Il cecchino di Michele Placido



"Nessuno ti conosce, non esisti proprio e questa è la prova che sei l'uomo che cerco"

Tralasciando la fotografia di Arnaldo Catinari che non dispiace, una regia comunque funzionale e una prova attoriale tutto sommato discreta, Mathieu Kassovitz e i suoi sguardi molto intensi, Olivier Gourmet, Francis Renaud, Nicolas Briançon, Luca Argentero... nonostante un Daniel Auteuil sin troppo espressivo, "Il cecchino" di Michele Placido, è un film che non lascia traccia, perso nel dare allo spettatore false piste narrative per sorprenderlo, procede così inquadratura dopo inquadratura, perdendo ben presto il bandolo della matassa che dopo la prima mezz'ora iniziale va totalmente alla deriva, facendo in modo che la suspence provocata dai presunti colpi di scena scada nel ridicolo involontario, complici gli snodi narrativi, inspiegabili se non quanto meno contorti e poco lineari.
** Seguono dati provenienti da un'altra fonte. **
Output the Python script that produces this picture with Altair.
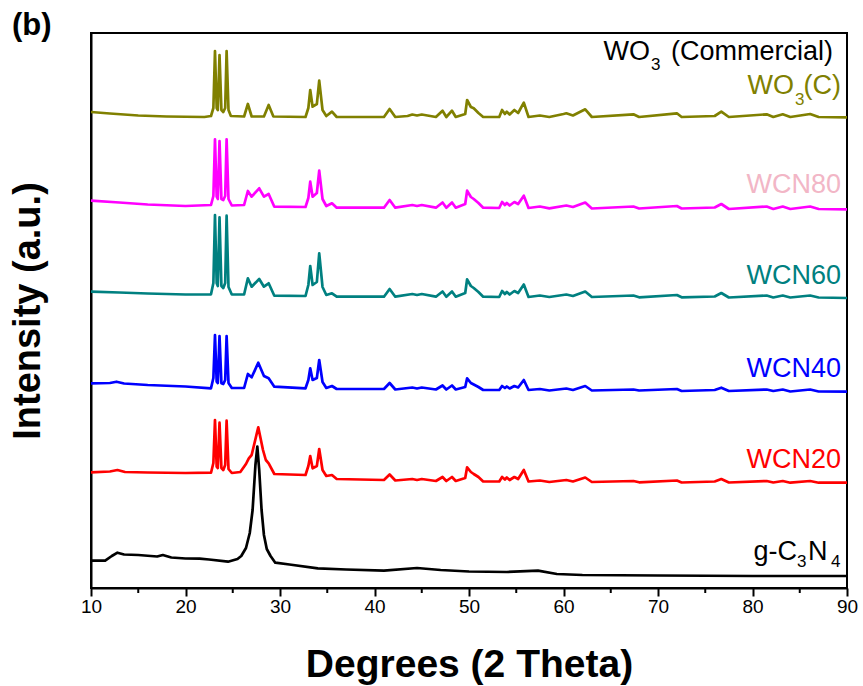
import altair as alt
import pandas as pd

FONT = "Liberation Sans"
NARROW = "Liberation Sans Narrow, Arial Narrow, Liberation Sans, sans-serif"

# ---------------- data ----------------
x_wo3c = [10, 12, 15, 18, 22, 22.7, 22.95, 23.12, 23.3, 23.42, 23.6, 23.8, 24.0, 24.2, 24.35, 24.55, 24.8,
          26.2, 26.6, 27.0, 28.3, 28.8, 29.3, 32.7, 33.0, 33.2, 33.45, 33.9, 34.15, 34.5, 34.9, 35.5, 36.0,
          41.0, 41.6, 42.2, 43.5, 44.0, 44.5, 45.0, 46.5, 47.2, 47.6, 48.2, 48.6, 49.6, 49.8, 50.2, 50.5,
          51.0, 51.5, 53.2, 53.5, 53.8, 54.0, 54.3, 54.8, 55.2, 55.8, 56.3, 57.5, 58.5, 60.0, 60.3, 61.0,
          62.3, 63.0, 67.4, 68.0, 72.0, 72.5, 76.0, 76.7, 77.5, 81.5, 82.2, 83.2, 84, 86.1, 87, 90]
y_wo3c = [476, 474.5, 472.5, 471.5, 471, 472, 480, 537, 480, 478, 533, 478, 476, 480, 537, 478, 472,
          471.5, 484, 471.5, 471.5, 483, 471.5, 471, 480, 498, 481.3, 484, 507.3, 478, 472, 476.3, 471,
          471, 479, 471, 472, 473.5, 472.5, 473.5, 471, 477.3, 471, 477.3, 471, 474, 488, 481, 479.7,
          475, 471, 471, 478, 474, 476.3, 473.5, 478, 475, 485.3, 471, 472.5, 471, 474, 474.7, 472.5,
          478.7, 471, 473.7, 471, 474.7, 471, 472, 476.3, 471, 473.7, 471, 473.7, 471, 474, 471, 470.7]

x_wcn80 = [10, 13, 16, 20, 22.7, 22.95, 23.12, 23.3, 23.42, 23.6, 23.8, 24.0, 24.2, 24.35, 24.55, 24.9,
           26.2, 26.6, 27.0, 27.8, 28.3, 28.8, 29.4, 32.7, 33.0, 33.2, 33.45, 33.9, 34.15, 34.5, 34.9, 35.5,
           36.0, 41.0, 41.6, 42.2, 44.0, 44.5, 45.0, 46.5, 47.2, 47.6, 48.2, 48.6, 49.6, 49.8, 50.2, 50.5,
           51.0, 51.5, 53.2, 53.5, 53.8, 54.0, 54.3, 54.8, 55.2, 55.8, 56.3, 57.5, 58.5, 60.3, 61.0, 62.3,
           63.0, 67.4, 68.0, 72.0, 72.5, 76.0, 76.7, 77.5, 81.5, 82.2, 83.2, 84, 86.1, 87, 90]
y_wcn80 = [387.3, 385.5, 383.5, 382, 383, 392, 448.7, 391.3, 389, 447, 389, 388, 392, 448.7, 389, 382.5,
           383, 397, 391.3, 399.7, 391.3, 394, 381.3, 381, 390, 406.3, 391.3, 395, 417.3, 389, 382, 384.7,
           380.3, 380.3, 388, 380.3, 383, 382, 383, 380.3, 385.5, 380.3, 385.5, 380.3, 384, 397.3, 391, 389,
           385, 380.3, 380, 386, 383, 385, 382.5, 386, 384, 392.3, 380, 381.5, 379.7, 382.5, 381, 385.5,
           379.5, 381.5, 379.5, 382, 379.5, 380.5, 384, 379, 381.5, 379, 381.5, 379, 381.5, 379, 378.7]

x_wcn60 = [10, 13, 16, 20, 22.7, 22.95, 23.12, 23.3, 23.42, 23.6, 23.8, 24.0, 24.2, 24.35, 24.55, 24.9,
           26.2, 26.6, 27.0, 27.8, 28.3, 28.8, 29.4, 32.7, 33.0, 33.2, 33.45, 33.9, 34.15, 34.5, 34.9, 35.5,
           36.0, 41.0, 41.6, 42.2, 44.0, 44.5, 45.0, 46.5, 47.2, 47.6, 48.2, 48.6, 49.6, 49.8, 50.2, 50.5,
           51.0, 51.5, 53.2, 53.5, 53.8, 54.0, 54.3, 54.8, 55.2, 55.8, 56.3, 57.5, 58.5, 60.3, 61.0, 62.3,
           63.0, 67.4, 68.0, 72.0, 72.5, 76.0, 76.7, 77.5, 81.5, 82.2, 83.2, 84, 86.1, 87, 90]
y_wcn60 = [296.3, 295.5, 294.5, 293.5, 293.7, 305, 373, 304.7, 302, 370.7, 302, 300, 305, 372.3, 301, 293.5,
           293.5, 309.7, 301.3, 309, 301.3, 304.7, 292.3, 292, 303, 322, 303, 306, 334.7, 301, 293, 294.7,
           291.3, 291.3, 299, 291.3, 294, 293, 294, 291.3, 296.5, 291.3, 296.5, 291.3, 295, 308.7, 302, 300,
           296, 291.3, 291, 297, 294, 296, 293.5, 297, 295, 303.5, 291, 292.5, 291, 293.5, 292, 296.5,
           291, 292.5, 290.7, 293, 290.7, 291.5, 295, 290.5, 292.5, 290.5, 292.5, 290.5, 292.5, 290.5, 290]

x_wcn40 = [10, 12, 12.7, 13.5, 16, 20, 22.7, 22.95, 23.12, 23.3, 23.42, 23.6, 23.8, 24.0, 24.2, 24.35, 24.55,
           24.9, 26.2, 26.6, 27.0, 27.7, 28.3, 28.8, 29.4, 32.7, 33.0, 33.2, 33.45, 33.9, 34.15, 34.5, 34.9,
           35.5, 36.0, 41.0, 41.6, 42.2, 44.0, 44.5, 45.0, 46.5, 47.2, 47.6, 48.2, 48.6, 49.6, 49.8, 50.2,
           50.5, 51.0, 51.5, 53.2, 53.5, 53.8, 54.0, 54.3, 54.8, 55.2, 55.8, 56.3, 57.5, 58.5, 60.3, 61.0,
           62.3, 63.0, 67.4, 68.0, 72.0, 72.5, 76.0, 76.7, 77.5, 81.5, 82.2, 83.2, 84, 86.1, 87, 90]
y_wcn40 = [204.7, 205, 206.3, 204.5, 203, 201.5, 199.7, 210, 253, 206.3, 205, 252, 204.7, 204, 208, 252, 205,
           200, 200, 214, 210.7, 225.3, 212, 209.7, 201.3, 199.7, 208, 219.7, 208, 210, 228, 206, 200,
           202, 199, 199, 205, 198.5, 200.5, 199.5, 200.5, 198.5, 202.5, 198.5, 202.5, 198.5, 201, 209.7, 205,
           203.5, 201, 198, 198, 202, 200, 201.5, 199.5, 202, 200.5, 208, 198, 199, 197.5, 199.5, 198,
           202, 197.5, 198.5, 197.5, 199, 197, 198, 200.3, 197, 198.5, 197, 198.5, 196.5, 198.5, 196.5, 196.3]

x_wcn20 = [10, 12, 12.8, 13.6, 16, 20, 22.7, 22.95, 23.12, 23.3, 23.42, 23.6, 23.8, 24.0, 24.2, 24.35, 24.55,
           24.9, 25.8, 26.4, 26.7, 27.0, 27.7, 28.2, 28.5, 28.8, 29.4, 32.7, 33.0, 33.2, 33.45, 33.9, 34.15,
           34.5, 34.9, 35.5, 36.0, 41.0, 41.6, 42.2, 44.0, 44.5, 45.0, 46.5, 47.2, 47.6, 48.2, 48.6, 49.6,
           49.8, 50.2, 50.5, 51.0, 51.5, 53.2, 53.5, 53.8, 54.0, 54.3, 54.8, 55.2, 55.8, 56.3, 57.5, 58.5,
           60.3, 61.0, 62.3, 63.0, 67.4, 68.0, 72.0, 72.5, 76.0, 76.7, 77.5, 81.5, 82.2, 83.2, 84, 86.1, 87, 90]
y_wcn20 = [115.7, 116.5, 118, 116, 115.5, 115, 115.3, 125, 168, 121.3, 120, 165.3, 120, 118, 123, 167.3, 119,
           115, 116, 124, 129.7, 133, 160.7, 138, 128, 124.7, 114, 113, 122, 132, 119.7, 122, 139,
           118, 112, 113, 109, 108, 113.5, 107.5, 109, 108, 109, 107, 111, 107, 111, 107, 110,
           120.7, 116, 114, 111, 106.5, 106.5, 111, 108.5, 110.5, 108, 111, 109, 118, 106.5, 107.5, 106,
           108, 106.5, 110.5, 106, 107, 105.7, 107.5, 105.5, 106.5, 109, 105.5, 107, 105.5, 107, 105.3, 107,
           105.3, 105.3]

x_gcn = [10, 11.5, 12.2, 12.8, 13.5, 15, 17, 17.6, 18.5, 20, 21.5, 22.5, 24.5, 25.5, 25.9, 26.4, 26.8,
         27.1, 27.4, 27.6, 27.8, 28.05, 28.3, 28.6, 29.0, 29.5, 31, 34, 37, 41, 44.5, 47, 50, 54, 57.3,
         59.3, 62, 70, 80, 90]
y_gcn = [27.3, 27.3, 32, 35.3, 33.5, 33, 31.5, 33, 30.5, 29.5, 29.3, 28.5, 26.3, 29, 32, 40, 55,
         78, 123, 141.3, 118, 78, 53, 39, 32, 25.3, 23.5, 19.7, 18.5, 17.3, 20, 18, 16.5, 16, 17.3,
         14, 13, 12.5, 12, 12]

major_ticks = [10, 20, 30, 40, 50, 60, 70, 80, 90]
minor_ticks = [15, 25, 35, 45, 55, 65, 75, 85]

series = [
    ("WO3(C)", x_wo3c, y_wo3c, "#808000"),
    ("WCN80", x_wcn80, y_wcn80, "#ff00ff"),
    ("WCN60", x_wcn60, y_wcn60, "#008080"),
    ("WCN40", x_wcn40, y_wcn40, "#0000ff"),
    ("WCN20", x_wcn20, y_wcn20, "#ff0000"),
    ("g-C3N4", x_gcn, y_gcn, "#000000"),
]

W, H = 756, 555

x_scale = alt.Scale(domain=[10, 90], nice=False, zero=False)
y_scale = alt.Scale(domain=[0, 555], nice=False, zero=False)

xax = alt.Axis(values=major_ticks, title="Degrees (2 Theta)", grid=False,
               domainColor="black", domainWidth=2, tickColor="black", tickWidth=2,
               tickSize=8, labelFont=NARROW, labelFontSize=19, labelColor="black",
               labelPadding=1, titleFont=FONT, titleFontSize=39, titleFontWeight="bold",
               titleColor="black", titlePadding=29, labelFlush=False, format="d")
yax = alt.Axis(title="Intensity (a.u.)", ticks=False, labels=False, grid=False,
               domainColor="black", domainWidth=2, titleFont=FONT, titleFontSize=38,
               titleFontWeight="bold", titleColor="black", titlePadding=44)

layers = []
for name, xs, ys, color in series:
    df = pd.DataFrame({"theta": xs, "intensity": ys, "sample": name})
    layers.append(
        alt.Chart(df).mark_line(color=color, strokeWidth=2.7, strokeJoin="round").encode(
            x=alt.X("theta:Q", scale=x_scale, axis=xax),
            y=alt.Y("intensity:Q", scale=y_scale, axis=yax),
        )
    )

minor = alt.Chart(pd.DataFrame({"theta": minor_ticks})).mark_rule(color="black", strokeWidth=2).encode(
    x=alt.X("theta:Q", scale=x_scale, axis=xax),
    y=alt.value(H), y2=alt.value(H + 5),
)
layers.append(minor)

one = pd.DataFrame({"a": [0]})


def label(txt, color, x, y, size=27, weight="normal", align="right"):
    return alt.Chart(one).mark_text(text=txt, color=color, fontSize=size, font=FONT,
                                    fontWeight=weight, align=align, baseline="alphabetic").encode(
        x=alt.value(x), y=alt.value(y))


layers += [
    # WO3 (Commercial)
    label("WO", "black", 559, 27),
    label("3", "black", 560, 37, size=17, align="left"),
    label("(Commercial)", "black", 742, 27),
    # WO3(C)
    label("WO", "#808000", 703, 61),
    label("3", "#808000", 704, 72, size=17, align="left"),
    label("(C)", "#808000", 750, 61),
    label("WCN80", "#f2b6c6", 750, 160),
    label("WCN60", "#008080", 750, 251),
    label("WCN40", "#0000ff", 750, 344),
    label("WCN20", "#ff0000", 750, 435),
    # g-C3N4
    label("g-C", "black", 706, 527),
    label("3", "black", 706, 534, size=17, align="left"),
    label("N", "black", 717, 527, align="left"),
    label("4", "black", 740, 534, size=17, align="left"),
    label("(b)", "black", -79, 2, size=31, weight="bold", align="left"),
]

chart = alt.layer(*layers).properties(
    width=W, height=H,
    autosize=alt.AutoSizeParams(type="none"),
    padding={"left": 91, "top": 33, "right": 16, "bottom": 98},
    background="white",
).configure_view(stroke="black", strokeWidth=2)

chart.save("out.html", embed_options={"renderer": "svg", "actions": False})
Esempio lampante ne sono le scene finali dove si cerca un certo spessore drammaturgico con un quanto mai deleterio montaggio serrato per spiegare "le rivelazioni in corso" sempre incombenti che non vi sveliamo per evitare spoiler ma non è roba da palati fini, questo è certo. Una sceneggiatura a firma Denis Brusseaux e Cédric Meloninsomma, che ha buchi enormi da ogni parte la si guardi e lascia sul film una patina di superficialità oltre che di incongruenza narrativa francamente inaspettata. Il procedere costante per accumulo di micro storie e personaggi di contorno sfilaccia inevitabilmente quel poco di tensione costruito nella primissima parte e la curiosità finisce con lo scontrarsi con un ritmo frammentario, discontinuo e soprattutto sbrigativo nei punti che vorrebbero essere salienti, dovuto al montaggio di Consuelo Catucci e Sébastien Prangère. Peccato perchè Placido nel corso degli anni si è dimostrato un ottimo autore, ma in questo caso è la confusione a farla da padrona e il film di per se è forse il meno riuscito della sua carriera.